Ever heard some version of the following?
“Did you know Apple never did any user research?! And, we all love our iWhatevers…ergo, user research is bogus!”
To the best of my evidence-surfacing abilities, I’ve never been able to find a direct quote from Steve Jobs or Apple completely denouncing user research. Yet it seems that the above sentiment is a fairly common one.
Maybe people are under the impression that Apple is anti-research because of Jobs’ candidness in talking about why he didn’t take product development direction from users:
“Customers can’t anticipate what the technology can do. They won’t ask for things that they think are impossible. But the technology may be ahead of them. If you happen to mention something, they’ll say, ‘Of course, I’ll take that. Do you mean I can have that, too?’ It sounds logical to ask customers what they want and then give it to them. But they rarely wind up getting what they really want that way.”
In other words: Users don’t know what they want.
Phillip Schiller (Apple’s SVP of Worldwide Marketing) echoed Jobs’ opinion in his testimonial during the Apple vs. Samsung trial:
“We don’t use any customer surveys, focus groups, or typical things of that nature. That plays no role in the creation of the products.”
Again, I’ll take this as: Users don’t know what they want.
Jobs wanted (and Apple wants) to create great products. But Jobs didn’t believe true innovation would come from sitting in a room with a few users bribed with fifty bucks and some diet coke and asking them, “Hey, what do you want me to do next?”
Neither do I. That’s not what I mean when I talk about conducting “user research.” What I do mean by “user research”—and what I believe to be a vital part the design process—is surfacing needs. And you do that through direct contact with the people who actually use your stuff, through empathy, and by understanding who those users are—not by asking them what they want.
Henry Ford is famously quoted as saying, ‘If I had asked people what they wanted, they would have told me faster horses.” Tom Webster’s reply to this commonly quoted argument in his recent post rings true to the value of surfacing needs over simply asking users what they want:
“I can assure you that if a competent practitioner in my field asked Ford’s customers what they wanted, the answer would have been ‘to get places faster.'”
It’s not our job as user researchers to ask people what they want and then go off and create what they’ve asked for.

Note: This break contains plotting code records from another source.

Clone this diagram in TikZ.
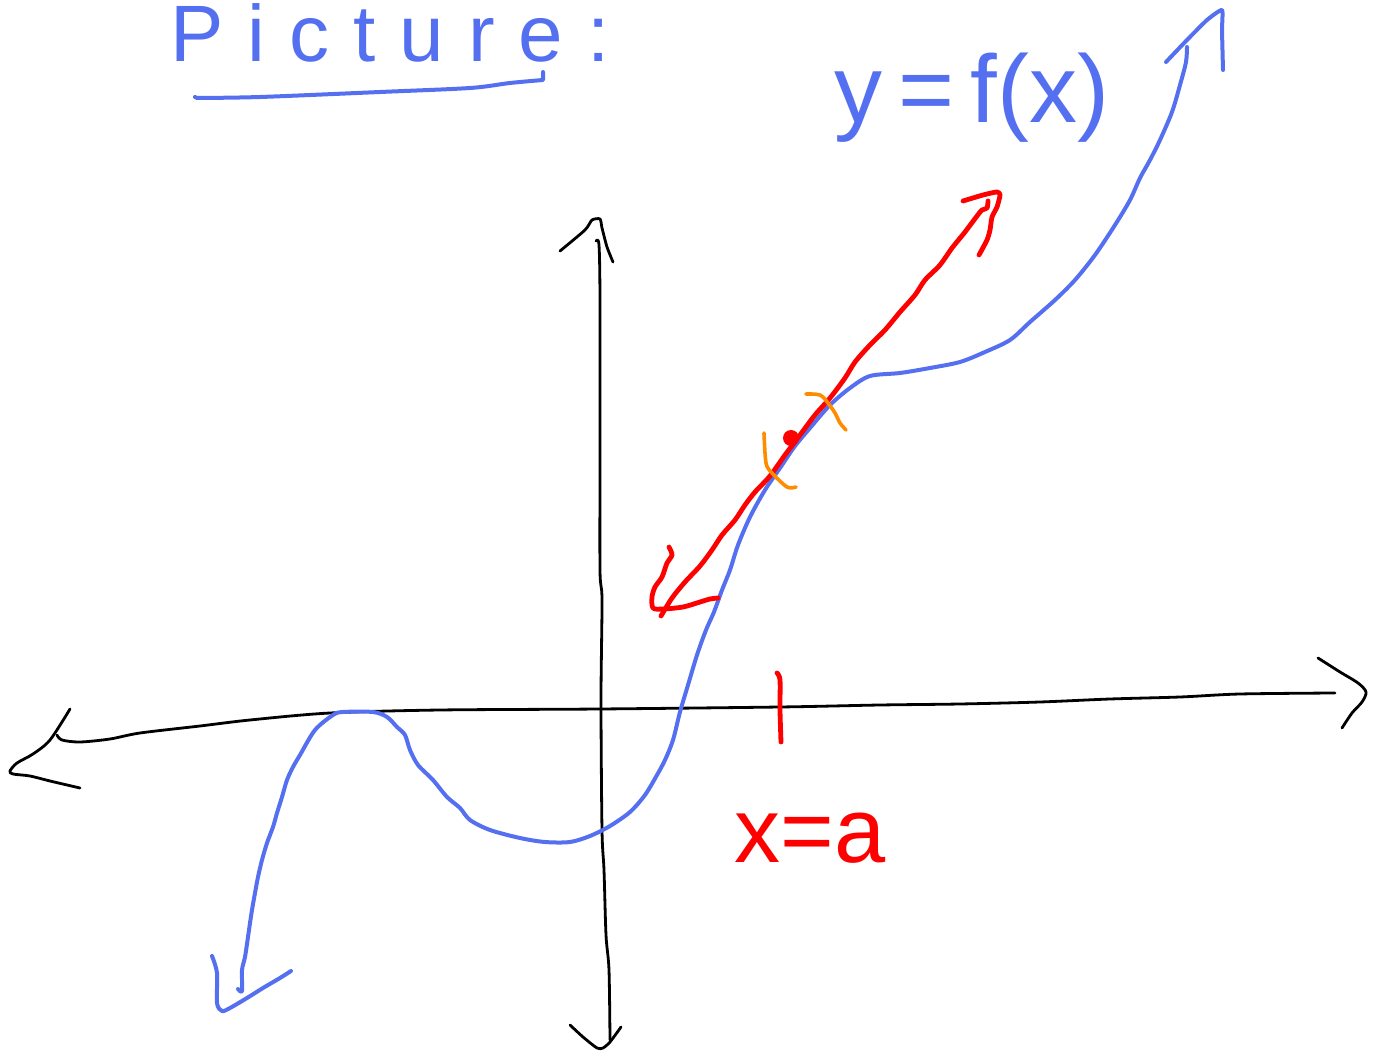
\documentclass[tikz,border=0pt]{standalone}
\usepackage{fontspec}
\setmainfont{Liberation Sans}
\usepackage{xcolor}
\usetikzlibrary{positioning}
\definecolor{penblue}{RGB}{84,112,240}
\definecolor{penred}{RGB}{255,0,0}
\definecolor{penorange}{RGB}{255,140,0}

\begin{document}
\begin{tikzpicture}[
  x=0.5pt, y=-0.5pt,
  ink/.style={line cap=round, line join=round},
  axisline/.style={ink, black, line width=1.4pt},
  fcurve/.style={ink, penblue, line width=2pt},
  tanline/.style={ink, penred, line width=2.4pt},
  crossmark/.style={ink, penorange, line width=1.8pt},
  lbl/.style={inner sep=0pt, anchor=base west}
]
\useasboundingbox (0,0) rectangle (1377,1053);

% title
\node[lbl, penblue, font=\fontsize{40}{40}\selectfont\addfontfeature{LetterSpace=30}] (title) at (170,62) {Picture:};
\draw[fcurve] (195,97) -- (197,98) plot[smooth, tension=0.5] coordinates {(197,98) (260,97) (380,92) (470,88) (510,83) (543,80)} -- (543,72);

% x-axis
\draw[axisline] plot[smooth, tension=0.5] coordinates {(57,735) (62,740) (80,742) (110,739) (140,733) (200,726) (250,720) (330,713) (440,710) (600,709) (780,707) (880,705) (960,704) (1040,702) (1110,699) (1180,697) (1240,694) (1335,693)};
\draw[axisline] plot[smooth, tension=0.5] coordinates {(70,709) (50,740) (33,754) (17,763) (10,771) (13,774) (30,776) (50,781) (80,788)};
\draw[axisline] plot[smooth, tension=0.5] coordinates {(1318,658) (1340,672) (1358,683) (1366,692) (1362,702) (1352,713) (1342,728)};

% y-axis
\draw[axisline] plot[smooth, tension=0.5] coordinates {(596,241) (599,245) (600,300) (600,450) (600,570) (602,600) (601,700) (602,830) (604,870) (606,935) (609,970) (610,1040)};
\draw[axisline] plot[smooth, tension=0.4] coordinates {(560,251) (585,230) (592,220) (600,219) (602,228) (607,247) (613,262)};
\draw[axisline] plot[smooth, tension=0.4] coordinates {(570,1025) (583,1037) (597,1048) (603,1048) (610,1042) (621,1027)};

% graph of f
\draw[fcurve] plot[smooth, tension=0.5] coordinates {(238,989) (242,991) (242,970) (245,957) (248,937) (250,923) (252,910) (255,893) (258,877) (262,860) (267,843) (273,827) (277,813) (282,797) (287,780) (293,767) (300,755) (315,730) (333,715) (343,712) (373,712) (387,717) (397,727) (405,735) (410,750) (418,765) (433,780) (447,797) (460,808) (470,820) (490,830) (520,838) (545,842) (570,842) (590,836) (610,826) (630,812) (645,795) (657,775) (665,760) (673,740) (680,712) (688,685) (697,655) (706,630) (714,612) (722,590) (730,570) (738,545) (750,517) (765,490) (780,468) (795,446) (810,428) (830,405) (850,388) (870,376) (900,373) (930,368) (960,362) (985,352) (1010,340) (1030,322) (1055,300) (1075,280) (1095,255) (1115,225) (1130,200) (1140,178) (1150,160) (1160,140) (1172,112) (1180,85) (1186,62) (1187,47)};
\draw[fcurve] plot[smooth, tension=0.5] coordinates {(212,956) (217,973) (217,1003) (222,1011) (230,1008) (247,998) (263,988) (280,978) (291,971)};
\draw[fcurve] plot[smooth, tension=0.3] coordinates {(1166,62) (1187,40) (1207,20) (1222,10) (1222,30) (1223,70)};
\node[lbl, penblue, font=\fontsize{48}{48}\selectfont] (flabel) at (834,123) {y\,=\,f(x)};

% tangent line at x = a
\draw[tanline] plot[smooth, tension=0.5] coordinates {(661,616) (672,598) (685,582) (700,566) (712,550) (722,535) (735,520) (745,505) (755,492) (770,476) (785,455) (800,435) (815,415) (830,398) (845,378) (855,362) (870,345) (885,330) (900,312) (915,295) (925,280) (940,265) (952,248) (965,232) (977,216) (982,210) (987,208) (988,201)};
\draw[tanline] plot[smooth, tension=0.5] coordinates {(669,547) (672,555) (667,563) (662,577) (655,587) (652,597) (653,608) (663,609) (683,607) (700,602) (710,599) (718,598)};
\draw[tanline] plot[smooth, tension=0.4] coordinates {(963,201) (983,195) (997,192) (1000,195) (997,207) (992,217) (990,230) (987,240) (979,255)};
\node[circle, fill=penred, inner sep=0pt, minimum size=8pt] (pt) at (791,438) {};

% tick and label
\draw[tanline] plot[smooth, tension=0.5] coordinates {(777,673) (780,680) (780,710) (781,742)};
\node[lbl, penred, font=\fontsize{46}{46}\selectfont] (alabel) at (734,862) {x=a};

% orange marks
\draw[crossmark] plot[smooth, tension=0.5] coordinates {(764,433) (766,463) (772,473) (787,487) (796,487)};
\draw[crossmark] plot[smooth, tension=0.5] coordinates {(806,394) (820,395) (828,403) (835,413) (840,423) (846,430)};
\end{tikzpicture}
\end{document}
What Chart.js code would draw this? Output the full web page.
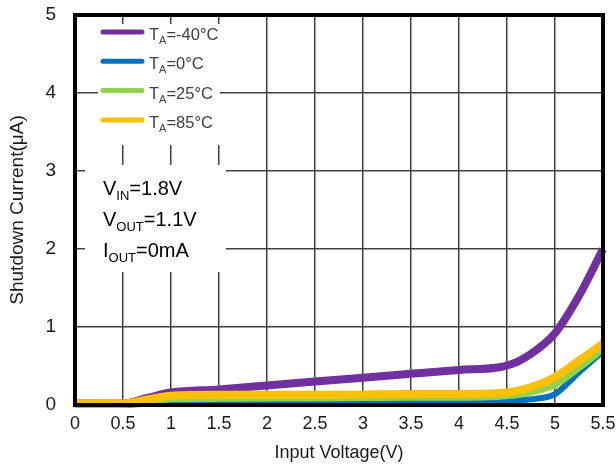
<!DOCTYPE html>
<html lang="en">
<head>
    <meta charset="UTF-8">
    <title>Shutdown Current vs Input Voltage</title>
    <script src="https://cdn.jsdelivr.net/npm/chart.js"></script>
    <style>
        html, body { margin: 0; padding: 0; background: #fff; }
        #wrap { width: 616px; height: 469px; }
    </style>
</head>
<body>
    <div id="wrap"><canvas id="myChart" width="616" height="469"></canvas></div>

    <script>
        // data
        const voltage = [0, 0.5, 0.75, 1, 1.5, 2, 2.5, 3, 3.5, 4, 4.4, 4.6, 4.8, 5, 5.25, 5.5];
        const iMinus40 = [0.02, 0.02, 0.09, 0.16, 0.2, 0.25, 0.3, 0.35, 0.4, 0.45, 0.48, 0.55, 0.7, 0.92, 1.4, 2.0];
        const i0 = [0, 0, 0.02, 0.03, 0.035, 0.04, 0.04, 0.045, 0.045, 0.05, 0.055, 0.06, 0.08, 0.14, 0.42, 0.69];
        const i25 = [0.01, 0.01, 0.04, 0.08, 0.085, 0.09, 0.09, 0.095, 0.1, 0.1, 0.11, 0.13, 0.18, 0.26, 0.48, 0.72];
        const i85 = [0.02, 0.02, 0.07, 0.12, 0.13, 0.13, 0.13, 0.135, 0.14, 0.14, 0.15, 0.18, 0.25, 0.36, 0.57, 0.79];
        const tempLabels = ['-40', '0', '25', '85'];
        const conditions = [['V', 'IN', '=1.8V'], ['V', 'OUT', '=1.1V'], ['I', 'OUT', '=0mA']];

        const FONT = '"Liberation Sans", Arial, sans-serif';
        const colors = ['#7030A0', '#0070C0', '#92D050', '#FFC000'];

        function pts(ys) {
            return voltage.map((v, i) => ({ x: v, y: ys[i] }));
        }

        const series = [iMinus40, i0, i25, i85];
        const widths = [8, 6, 7, 8];

        // draw text with a subscript part
        function subText(ctx, x, y, main, sub, rest, size, subSize, drop) {
            ctx.font = size + 'px ' + FONT;
            ctx.fillText(main, x, y);
            x += ctx.measureText(main).width;
            ctx.font = subSize + 'px ' + FONT;
            ctx.fillText(sub, x, y + drop);
            x += ctx.measureText(sub).width;
            ctx.font = size + 'px ' + FONT;
            ctx.fillText(rest, x, y);
        }

        const boxes = {
            id: 'boxes',
            beforeDatasetsDraw(chart) {
                const ctx = chart.ctx;
                ctx.save();
                ctx.fillStyle = '#fff';
                ctx.fillRect(98, 24, 122, 121);   // legend box
                ctx.fillRect(85, 165, 141, 107);  // conditions box
                ctx.restore();
            },
            afterDatasetsDraw(chart) {
                const ctx = chart.ctx;
                const a = chart.chartArea;
                ctx.save();
                // frame
                ctx.strokeStyle = '#000';
                ctx.lineWidth = 4;
                ctx.strokeRect(a.left, a.top, a.right - a.left, a.bottom - a.top);

                // legend
                ctx.textBaseline = 'alphabetic';
                ctx.fillStyle = '#404040';
                tempLabels.forEach((t, i) => {
                    const y = 32 + i * 29.3;
                    ctx.strokeStyle = colors[i];
                    ctx.lineWidth = 5;
                    ctx.lineCap = 'round';
                    ctx.beginPath();
                    ctx.moveTo(103, y);
                    ctx.lineTo(142, y);
                    ctx.stroke();
                    subText(ctx, 149, y + 8, 'T', 'A', '=' + t + '°C', 16.5, 11, 4);
                });

                // conditions
                ctx.fillStyle = '#000';
                conditions.forEach((c, i) => {
                    subText(ctx, 103, 195 + i * 31, c[0], c[1], c[2], 20, 13, 5);
                });
                ctx.restore();
            }
        };

        const fmt = (v) => String(Math.round(v * 10) / 10);

        const ctx = document.getElementById('myChart').getContext('2d');
        const chart = new Chart(ctx, {
            type: 'line',
            data: {
                datasets: series.map((s, i) => ({
                    label: 'TA=' + tempLabels[i] + '°C',
                    data: pts(s),
                    borderColor: colors[i],
                    borderWidth: widths[i],
                    pointRadius: 0,
                    cubicInterpolationMode: 'monotone',
                    fill: false,
                    clip: false,
                    order: [4, 3, 2, 1][i]
                }))
            },
            options: {
                responsive: false,
                animation: false,
                events: [],
                layout: { padding: { left: 0, right: 13, top: 15, bottom: 0 } },
                plugins: {
                    legend: { display: false },
                    tooltip: { enabled: false }
                },
                scales: {
                    x: {
                        type: 'linear',
                        min: 0,
                        max: 5.5,
                        afterFit: (s) => {
                            s.height = 64;
                            s.paddingLeft = 0;
                            s.paddingRight = 0;
                        },
                        border: { display: false },
                        grid: { color: '#404040', lineWidth: 1.5, drawTicks: false },
                        ticks: {
                            stepSize: 0.5,
                            autoSkip: false,
                            maxRotation: 0,
                            padding: 8,
                            color: '#1a1a1a',
                            font: { family: FONT, size: 18 },
                            callback: fmt
                        },
                        title: {
                            display: true,
                            text: 'Input Voltage(V)',
                            color: '#1a1a1a',
                            font: { family: FONT, size: 18 },
                            padding: { top: 0, bottom: 5 }
                        }
                    },
                    y: {
                        min: 0,
                        max: 5,
                        afterFit: (s) => {
                            s.width = 75;
                            s.paddingTop = 0;
                            s.paddingBottom = 0;
                        },
                        border: { display: false },
                        grid: { color: '#404040', lineWidth: 1.5, drawTicks: false },
                        ticks: {
                            stepSize: 1,
                            padding: 19,
                            color: '#1a1a1a',
                            font: { family: FONT, size: 19 },
                            callback: fmt
                        },
                        title: {
                            display: true,
                            text: 'Shutdown Current(μA)',
                            color: '#1a1a1a',
                            font: { family: FONT, size: 19 },
                            padding: { top: 6, bottom: 0 }
                        }
                    }
                }
            },
            plugins: [boxes]
        });
    </script>
</body>
</html>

It’s our job to identify the needs behind those desires ourselves, as—and even before—they exist, and then fill them. First-hand contact with users is the most powerful way to identify those gaps.
William Gribbons articulates the greater picture perfectly in words that I wish were my own:
“We must be guided by a focus on real and unmet human need. We cannot expect users to explicitly define this need, but through our close contact with them, we have a front-row vantage point for identifying opportunities.”
Talking to users to learn about what makes them tick—what motivates them, what kind of goals they have, what factors affect and persuade them—allows us to design products and experiences that will delight people and compel them to act.
Observing users with existing products and prototypes—witnessing behaviors firsthand—allows us to understand frustrations and reactions better than drawing our own conclusions out of context.
So, yes, users may not know what they want. But that doesn’t mean users aren’t worth talking to. Direct contact with the people you’re designing for is the best lens for identifying opportunities to create great products and experiences, and in turn, long-lasting relationships with customers.